Retype nothing but the lines from the start of the material up to and including the line with "muestras_ultimo_dia = 34". Pictures don't belong in the copy.
================================
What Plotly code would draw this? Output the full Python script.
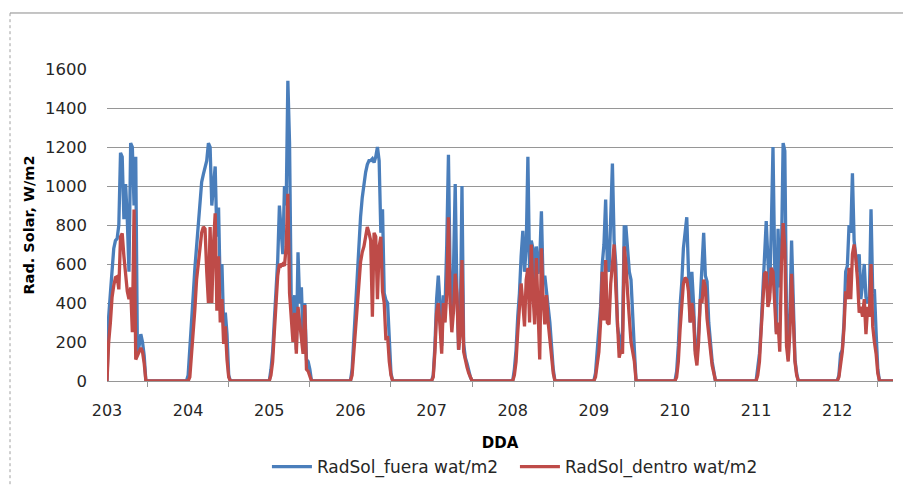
import numpy as np
import plotly.graph_objects as go

# Day-of-year labels on the horizontal axis
dias = [203, 204, 205, 206, 207, 208, 209, 210, 211, 212]
etiquetas = [str(d) for d in dias]
muestras_por_dia = 48          # half-hourly records
muestras_ultimo_dia = 34       # the record stops part-way through day 212

# Outside radiation (W/m2), half-hourly from sunrise of each day
fuera_203 = [0, 330, 450, 560, 680, 720, 730, 800, 1170, 1150, 830, 1010, 830, 560, 1220, 1200, 900, 1150, 140, 180, 240, 200, 130, 0]
fuera_204 = [30, 150, 300, 440, 580, 700, 820, 940, 1020, 1060, 1090, 1130, 1220, 1200, 900, 1010, 1100, 740, 890, 460, 600, 280, 350, 240, 30, 0]
fuera_205 = [0, 60, 150, 310, 480, 620, 900, 790, 650, 1000, 900, 1540, 1220, 400, 280, 440, 160, 660, 400, 480, 210, 400, 110, 100, 60, 0]
fuera_206 = [0, 60, 220, 380, 530, 690, 840, 940, 1010, 1070, 1110, 1130, 1130, 1140, 1120, 1150, 1200, 1130, 760, 880, 450, 415, 400, 200, 40, 0]
fuera_207 = [0, 30, 180, 420, 540, 400, 180, 440, 380, 700, 1160, 540, 300, 580, 1010, 470, 160, 290, 1000, 190, 120, 90, 50, 20, 0, 0]
fuera_208 = [0, 60, 160, 330, 450, 640, 770, 560, 680, 1150, 570, 720, 680, 400, 690, 550, 620, 870, 500, 540, 460, 400, 300, 180, 60, 0]
fuera_209 = [0, 40, 150, 230, 380, 600, 700, 930, 600, 560, 800, 1115, 720, 600, 280, 230, 160, 260, 790, 790, 640, 560, 520, 310, 160, 0]
fuera_210 = [0, 50, 180, 380, 500, 680, 780, 840, 560, 300, 560, 400, 160, 110, 250, 450, 600, 760, 540, 510, 300, 180, 100, 50, 0, 0]
fuera_211 = [0, 70, 140, 280, 450, 690, 820, 620, 450, 780, 1200, 600, 250, 780, 480, 650, 1220, 1180, 350, 110, 340, 720, 350, 110, 40, 0]
fuera_212 = [0, 30, 140, 160, 300, 560, 590, 800, 760, 1065, 720, 640, 560, 650, 420, 500, 600, 430, 400, 420, 880, 450, 470, 250, 60, 0]

# Inside radiation (W/m2), same time base
dentro_203 = [0, 200, 300, 430, 490, 530, 535, 470, 740, 757, 640, 540, 460, 420, 480, 250, 880, 110, 130, 160, 170, 150, 90, 0]
dentro_204 = [0, 20, 130, 280, 370, 520, 600, 680, 760, 790, 780, 560, 400, 790, 400, 700, 860, 360, 640, 300, 420, 190, 280, 110, 20, 0]
dentro_205 = [0, 30, 100, 250, 420, 540, 600, 590, 600, 590, 690, 960, 450, 300, 200, 350, 140, 380, 300, 240, 140, 390, 60, 50, 30, 0]
dentro_206 = [0, 30, 140, 280, 410, 520, 610, 660, 690, 740, 790, 760, 720, 330, 760, 740, 420, 690, 740, 460, 400, 210, 230, 100, 30, 0]
dentro_207 = [0, 20, 150, 350, 400, 280, 140, 400, 300, 450, 840, 400, 250, 360, 550, 450, 160, 240, 620, 150, 100, 70, 40, 15, 0, 0]
dentro_208 = [0, 30, 100, 250, 380, 500, 400, 280, 520, 580, 300, 700, 450, 290, 630, 340, 110, 680, 420, 290, 440, 300, 200, 130, 40, 0]
dentro_209 = [0, 20, 90, 150, 300, 560, 310, 620, 300, 290, 500, 620, 700, 480, 330, 120, 160, 140, 690, 600, 450, 300, 200, 150, 100, 0]
dentro_210 = [0, 20, 100, 260, 380, 500, 530, 520, 460, 300, 400, 330, 140, 80, 200, 420, 400, 520, 480, 320, 240, 140, 80, 40, 0, 0]
dentro_211 = [0, 30, 100, 260, 420, 550, 560, 380, 420, 580, 560, 420, 240, 300, 150, 600, 810, 680, 180, 100, 250, 550, 270, 100, 30, 0]
dentro_212 = [0, 20, 100, 150, 270, 460, 420, 580, 420, 650, 700, 630, 520, 350, 380, 330, 420, 240, 380, 330, 600, 280, 200, 140, 40, 0]

fuera_dias = [fuera_203, fuera_204, fuera_205, fuera_206, fuera_207,
              fuera_208, fuera_209, fuera_210, fuera_211, fuera_212]
dentro_dias = [dentro_203, dentro_204, dentro_205, dentro_206, dentro_207,
               dentro_208, dentro_209, dentro_210, dentro_211, dentro_212]


def serie_completa(bloques):
    """Join the daytime blocks, filling the night hours with zero readings."""
    valores = []
    for i, bloque in enumerate(bloques):
        n = muestras_ultimo_dia if i == len(bloques) - 1 else muestras_por_dia
        valores.extend(bloque + [0] * (n - len(bloque)))
    return valores


fuera = serie_completa(fuera_dias)
dentro = serie_completa(dentro_dias)
dda = dias[0] + np.arange(len(fuera)) / muestras_por_dia

AZUL = "#4a7ebb"
ROJO = "#be4b48"
GRIS = "#969696"
FUENTE = "DejaVu Sans"

fig = go.Figure()
fig.add_trace(go.Scatter(x=dda, y=fuera, mode="lines", name="RadSol_fuera wat/m2",
                         line=dict(color=AZUL, width=3.3)))
fig.add_trace(go.Scatter(x=dda, y=dentro, mode="lines", name="RadSol_dentro wat/m2",
                         line=dict(color=ROJO, width=3.3)))

# Outer frame of the chart area
fig.add_shape(type="line", xref="paper", yref="paper", x0=-0.1234, x1=-0.1234, y0=-0.6, y1=1.1795,
              line=dict(color="#a0a0a0", width=1, dash="dot"))
fig.add_shape(type="line", xref="paper", yref="paper", x0=-0.1234, x1=1.05, y0=1.1795, y1=1.1795,
              line=dict(color="#8a8a8a", width=1))

fig.update_layout(
    width=903, height=487,
    margin=dict(l=107, r=10, t=69, b=106, autoexpand=False),
    paper_bgcolor="white", plot_bgcolor="white",
    font=dict(family=FUENTE, color="#262626"),
    showlegend=True,
    legend=dict(orientation="h", x=0.519, xanchor="center", y=-0.276, yanchor="middle",
                font=dict(family=FUENTE, size=17, color="#262626"),
                bgcolor="rgba(0,0,0,0)", itemwidth=40,
                entrywidth=193, entrywidthmode="pixels"),
    xaxis=dict(
        range=[dias[0], dda[-1]],
        tickvals=dias, ticktext=etiquetas, ticks="",
        tickfont=dict(family=FUENTE, size=16, color="#262626"),
        ticklabelstandoff=15,
        showgrid=False, zeroline=False,
        showline=True, linecolor=GRIS, linewidth=1,
        minor=dict(tickvals=[d + 0.5 for d in dias], ticks="outside", ticklen=5,
                   tickcolor=GRIS, tickwidth=1, showgrid=False),
        title=dict(text="DDA", font=dict(family=FUENTE, size=15, color="#000000", weight="bold"),
                   standoff=18),
    ),
    yaxis=dict(
        range=[0, 1600], dtick=200, tick0=0,
        ticks="", showline=False, zeroline=False,
        showgrid=True, gridcolor=GRIS, gridwidth=1,
        tickfont=dict(family=FUENTE, size=16.5, color="#262626"),
        ticklabelstandoff=19,
        title=dict(text="Rad. Solar, W/m2", font=dict(family=FUENTE, size=14.5, color="#000000", weight="bold"),
                   standoff=6),
    ),
)

fig.write_html("out.html")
================================
Result for this task
What Plotly code would draw this? Output the full Python script.
import numpy as np
import plotly.graph_objects as go

# Day-of-year labels on the horizontal axis
dias = [203, 204, 205, 206, 207, 208, 209, 210, 211, 212]
etiquetas = [str(d) for d in dias]
muestras_por_dia = 48          # half-hourly records
muestras_ultimo_dia = 34       # the record stops part-way through day 212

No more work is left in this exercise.